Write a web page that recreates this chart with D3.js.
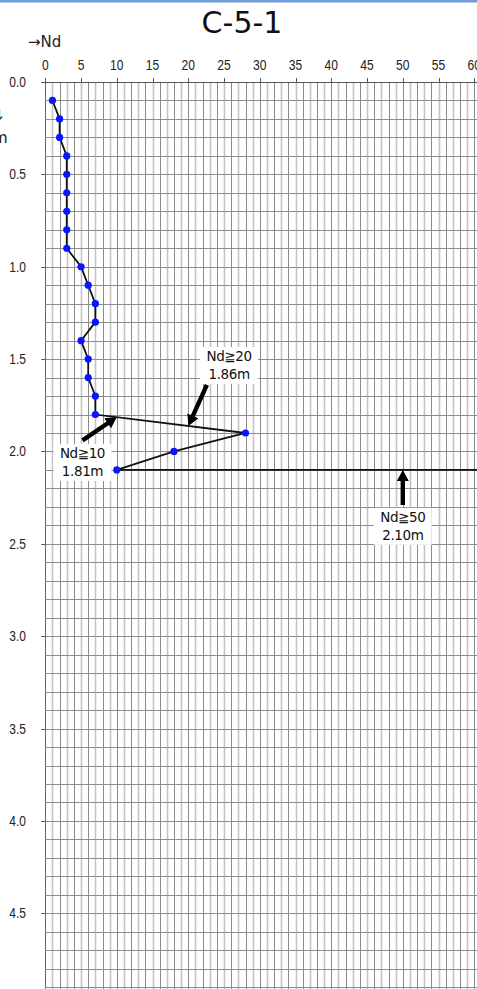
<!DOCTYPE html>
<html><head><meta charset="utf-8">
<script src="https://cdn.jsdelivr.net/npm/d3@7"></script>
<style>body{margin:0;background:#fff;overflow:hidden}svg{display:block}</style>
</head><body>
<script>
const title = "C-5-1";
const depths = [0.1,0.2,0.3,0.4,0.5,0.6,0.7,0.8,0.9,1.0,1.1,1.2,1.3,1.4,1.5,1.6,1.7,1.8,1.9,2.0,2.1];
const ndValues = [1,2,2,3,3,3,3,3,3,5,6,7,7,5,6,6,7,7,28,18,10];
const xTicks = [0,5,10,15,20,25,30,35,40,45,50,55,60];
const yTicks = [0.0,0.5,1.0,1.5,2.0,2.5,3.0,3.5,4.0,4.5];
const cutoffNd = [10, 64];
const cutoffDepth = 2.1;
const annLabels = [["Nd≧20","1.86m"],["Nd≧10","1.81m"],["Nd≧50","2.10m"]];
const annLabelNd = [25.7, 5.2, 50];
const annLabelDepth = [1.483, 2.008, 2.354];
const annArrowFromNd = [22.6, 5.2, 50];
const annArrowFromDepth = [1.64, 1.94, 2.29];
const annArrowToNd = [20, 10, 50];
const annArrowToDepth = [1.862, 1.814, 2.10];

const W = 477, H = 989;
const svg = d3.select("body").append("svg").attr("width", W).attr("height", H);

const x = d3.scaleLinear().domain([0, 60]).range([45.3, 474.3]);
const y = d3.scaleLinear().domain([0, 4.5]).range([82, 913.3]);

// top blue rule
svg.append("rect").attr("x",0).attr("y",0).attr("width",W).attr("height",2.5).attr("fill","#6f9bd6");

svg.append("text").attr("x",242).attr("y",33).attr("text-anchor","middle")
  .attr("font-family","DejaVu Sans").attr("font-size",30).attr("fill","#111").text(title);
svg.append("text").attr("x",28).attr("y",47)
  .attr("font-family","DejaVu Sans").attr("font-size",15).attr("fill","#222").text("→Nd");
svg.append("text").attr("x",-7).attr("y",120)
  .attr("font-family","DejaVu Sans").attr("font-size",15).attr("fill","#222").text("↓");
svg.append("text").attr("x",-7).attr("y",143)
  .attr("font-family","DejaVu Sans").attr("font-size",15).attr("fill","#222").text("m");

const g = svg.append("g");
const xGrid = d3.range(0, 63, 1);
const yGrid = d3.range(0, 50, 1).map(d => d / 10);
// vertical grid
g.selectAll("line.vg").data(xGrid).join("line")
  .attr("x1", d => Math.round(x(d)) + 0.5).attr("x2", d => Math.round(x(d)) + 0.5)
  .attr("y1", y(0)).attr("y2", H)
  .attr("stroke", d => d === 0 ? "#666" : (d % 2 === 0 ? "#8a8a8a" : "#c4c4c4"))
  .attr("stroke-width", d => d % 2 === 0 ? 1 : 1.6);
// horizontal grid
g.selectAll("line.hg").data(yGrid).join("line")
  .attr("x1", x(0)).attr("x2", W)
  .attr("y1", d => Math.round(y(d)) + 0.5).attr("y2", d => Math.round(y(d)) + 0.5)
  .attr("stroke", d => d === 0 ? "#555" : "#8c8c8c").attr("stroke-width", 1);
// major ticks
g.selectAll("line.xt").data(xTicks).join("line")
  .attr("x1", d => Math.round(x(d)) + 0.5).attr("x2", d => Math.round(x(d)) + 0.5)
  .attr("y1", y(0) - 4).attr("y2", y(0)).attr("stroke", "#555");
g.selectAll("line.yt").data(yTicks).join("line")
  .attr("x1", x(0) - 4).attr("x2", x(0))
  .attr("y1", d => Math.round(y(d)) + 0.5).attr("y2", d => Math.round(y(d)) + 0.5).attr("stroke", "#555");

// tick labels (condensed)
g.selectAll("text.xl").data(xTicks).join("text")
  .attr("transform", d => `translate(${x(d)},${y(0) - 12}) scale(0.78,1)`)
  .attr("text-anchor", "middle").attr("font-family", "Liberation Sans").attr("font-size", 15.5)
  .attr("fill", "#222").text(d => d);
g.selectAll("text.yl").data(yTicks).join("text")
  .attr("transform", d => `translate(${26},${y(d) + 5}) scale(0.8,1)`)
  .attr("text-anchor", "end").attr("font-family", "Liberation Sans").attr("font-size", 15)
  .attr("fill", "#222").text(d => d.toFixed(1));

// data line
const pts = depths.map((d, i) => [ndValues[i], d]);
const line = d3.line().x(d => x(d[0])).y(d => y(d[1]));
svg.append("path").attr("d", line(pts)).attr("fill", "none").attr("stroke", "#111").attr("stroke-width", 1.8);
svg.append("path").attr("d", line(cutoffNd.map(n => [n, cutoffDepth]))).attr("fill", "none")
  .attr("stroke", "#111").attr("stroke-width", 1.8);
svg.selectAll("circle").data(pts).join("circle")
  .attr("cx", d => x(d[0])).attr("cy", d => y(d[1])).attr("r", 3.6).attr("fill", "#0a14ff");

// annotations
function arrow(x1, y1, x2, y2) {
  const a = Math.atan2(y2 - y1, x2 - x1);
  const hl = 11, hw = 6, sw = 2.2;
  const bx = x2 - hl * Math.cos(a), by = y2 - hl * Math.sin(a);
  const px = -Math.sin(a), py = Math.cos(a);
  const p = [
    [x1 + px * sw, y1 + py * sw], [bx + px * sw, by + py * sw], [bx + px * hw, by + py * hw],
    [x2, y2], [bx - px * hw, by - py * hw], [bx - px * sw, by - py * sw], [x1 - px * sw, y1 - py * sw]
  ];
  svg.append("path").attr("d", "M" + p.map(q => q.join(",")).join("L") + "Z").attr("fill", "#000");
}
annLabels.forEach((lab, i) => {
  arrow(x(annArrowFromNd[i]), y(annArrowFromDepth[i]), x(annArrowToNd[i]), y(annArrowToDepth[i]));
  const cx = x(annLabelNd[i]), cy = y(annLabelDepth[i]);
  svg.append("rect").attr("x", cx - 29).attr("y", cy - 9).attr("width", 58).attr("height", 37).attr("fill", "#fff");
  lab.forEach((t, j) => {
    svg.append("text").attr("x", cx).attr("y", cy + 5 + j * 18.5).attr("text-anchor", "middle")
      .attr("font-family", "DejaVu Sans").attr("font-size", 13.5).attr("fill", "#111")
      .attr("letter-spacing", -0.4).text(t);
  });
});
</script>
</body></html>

→ **To do**
Return all of the data exactly as written, and drop the pictures.

→ **Completed task**
Write a web page that recreates this chart with D3.js.
<!DOCTYPE html>
<html><head><meta charset="utf-8">
<script src="https://cdn.jsdelivr.net/npm/d3@7"></script>
<style>body{margin:0;background:#fff;overflow:hidden}svg{display:block}</style>
</head><body>
<script>
const title = "C-5-1";
const depths = [0.1,0.2,0.3,0.4,0.5,0.6,0.7,0.8,0.9,1.0,1.1,1.2,1.3,1.4,1.5,1.6,1.7,1.8,1.9,2.0,2.1];
const ndValues = [1,2,2,3,3,3,3,3,3,5,6,7,7,5,6,6,7,7,28,18,10];
const xTicks = [0,5,10,15,20,25,30,35,40,45,50,55,60];
const yTicks = [0.0,0.5,1.0,1.5,2.0,2.5,3.0,3.5,4.0,4.5];
const cutoffNd = [10, 64];
const cutoffDepth = 2.1;
const annLabels = [["Nd≧20","1.86m"],["Nd≧10","1.81m"],["Nd≧50","2.10m"]];
const annLabelNd = [25.7, 5.2, 50];
const annLabelDepth = [1.483, 2.008, 2.354];
const annArrowFromNd = [22.6, 5.2, 50];
const annArrowFromDepth = [1.64, 1.94, 2.29];
const annArrowToNd = [20, 10, 50];
const annArrowToDepth = [1.862, 1.814, 2.10];

const W = 477, H = 989;
const svg = d3.select("body").append("svg").attr("width", W).attr("height", H);

const x = d3.scaleLinear().domain([0, 60]).range([45.3, 474.3]);
const y = d3.scaleLinear().domain([0, 4.5]).range([82, 913.3]);

// top blue rule
svg.append("rect").attr("x",0).attr("y",0).attr("width",W).attr("height",2.5).attr("fill","#6f9bd6");

svg.append("text").attr("x",242).attr("y",33).attr("text-anchor","middle")
  .attr("font-family","DejaVu Sans").attr("font-size",30).attr("fill","#111").text(title);
svg.append("text").attr("x",28).attr("y",47)
  .attr("font-family","DejaVu Sans").attr("font-size",15).attr("fill","#222").text("→Nd");
svg.append("text").attr("x",-7).attr("y",120)
  .attr("font-family","DejaVu Sans").attr("font-size",15).attr("fill","#222").text("↓");
svg.append("text").attr("x",-7).attr("y",143)
  .attr("font-family","DejaVu Sans").attr("font-size",15).attr("fill","#222").text("m");

const g = svg.append("g");
const xGrid = d3.range(0, 63, 1);
const yGrid = d3.range(0, 50, 1).map(d => d / 10);
// vertical grid
g.selectAll("line.vg").data(xGrid).join("line")
  .attr("x1", d => Math.round(x(d)) + 0.5).attr("x2", d => Math.round(x(d)) + 0.5)
  .attr("y1", y(0)).attr("y2", H)
  .attr("stroke", d => d === 0 ? "#666" : (d % 2 === 0 ? "#8a8a8a" : "#c4c4c4"))
  .attr("stroke-width", d => d % 2 === 0 ? 1 : 1.6);
// horizontal grid
g.selectAll("line.hg").data(yGrid).join("line")
  .attr("x1", x(0)).attr("x2", W)
  .attr("y1", d => Math.round(y(d)) + 0.5).attr("y2", d => Math.round(y(d)) + 0.5)
  .attr("stroke", d => d === 0 ? "#555" : "#8c8c8c").attr("stroke-width", 1);
// major ticks
g.selectAll("line.xt").data(xTicks).join("line")
  .attr("x1", d => Math.round(x(d)) + 0.5).attr("x2", d => Math.round(x(d)) + 0.5)
  .attr("y1", y(0) - 4).attr("y2", y(0)).attr("stroke", "#555");
g.selectAll("line.yt").data(yTicks).join("line")
  .attr("x1", x(0) - 4).attr("x2", x(0))
  .attr("y1", d => Math.round(y(d)) + 0.5).attr("y2", d => Math.round(y(d)) + 0.5).attr("stroke", "#555");

// tick labels (condensed)
g.selectAll("text.xl").data(xTicks).join("text")
  .attr("transform", d => `translate(${x(d)},${y(0) - 12}) scale(0.78,1)`)
  .attr("text-anchor", "middle").attr("font-family", "Liberation Sans").attr("font-size", 15.5)
  .attr("fill", "#222").text(d => d);
g.selectAll("text.yl").data(yTicks).join("text")
  .attr("transform", d => `translate(${26},${y(d) + 5}) scale(0.8,1)`)
  .attr("text-anchor", "end").attr("font-family", "Liberation Sans").attr("font-size", 15)
  .attr("fill", "#222").text(d => d.toFixed(1));

// data line
const pts = depths.map((d, i) => [ndValues[i], d]);
const line = d3.line().x(d => x(d[0])).y(d => y(d[1]));
svg.append("path").attr("d", line(pts)).attr("fill", "none").attr("stroke", "#111").attr("stroke-width", 1.8);
svg.append("path").attr("d", line(cutoffNd.map(n => [n, cutoffDepth]))).attr("fill", "none")
  .attr("stroke", "#111").attr("stroke-width", 1.8);
svg.selectAll("circle").data(pts).join("circle")
  .attr("cx", d => x(d[0])).attr("cy", d => y(d[1])).attr("r", 3.6).attr("fill", "#0a14ff");

// annotations
function arrow(x1, y1, x2, y2) {
  const a = Math.atan2(y2 - y1, x2 - x1);
  const hl = 11, hw = 6, sw = 2.2;
  const bx = x2 - hl * Math.cos(a), by = y2 - hl * Math.sin(a);
  const px = -Math.sin(a), py = Math.cos(a);
  const p = [
    [x1 + px * sw, y1 + py * sw], [bx + px * sw, by + py * sw], [bx + px * hw, by + py * hw],
    [x2, y2], [bx - px * hw, by - py * hw], [bx - px * sw, by - py * sw], [x1 - px * sw, y1 - py * sw]
  ];
  svg.append("path").attr("d", "M" + p.map(q => q.join(",")).join("L") + "Z").attr("fill", "#000");
}
annLabels.forEach((lab, i) => {
  arrow(x(annArrowFromNd[i]), y(annArrowFromDepth[i]), x(annArrowToNd[i]), y(annArrowToDepth[i]));
  const cx = x(annLabelNd[i]), cy = y(annLabelDepth[i]);
  svg.append("rect").attr("x", cx - 29).attr("y", cy - 9).attr("width", 58).attr("height", 37).attr("fill", "#fff");
  lab.forEach((t, j) => {
    svg.append("text").attr("x", cx).attr("y", cy + 5 + j * 18.5).attr("text-anchor", "middle")
      .attr("font-family", "DejaVu Sans").attr("font-size", 13.5).attr("fill", "#111")
      .attr("letter-spacing", -0.4).text(t);
  });
});
</script>
</body></html>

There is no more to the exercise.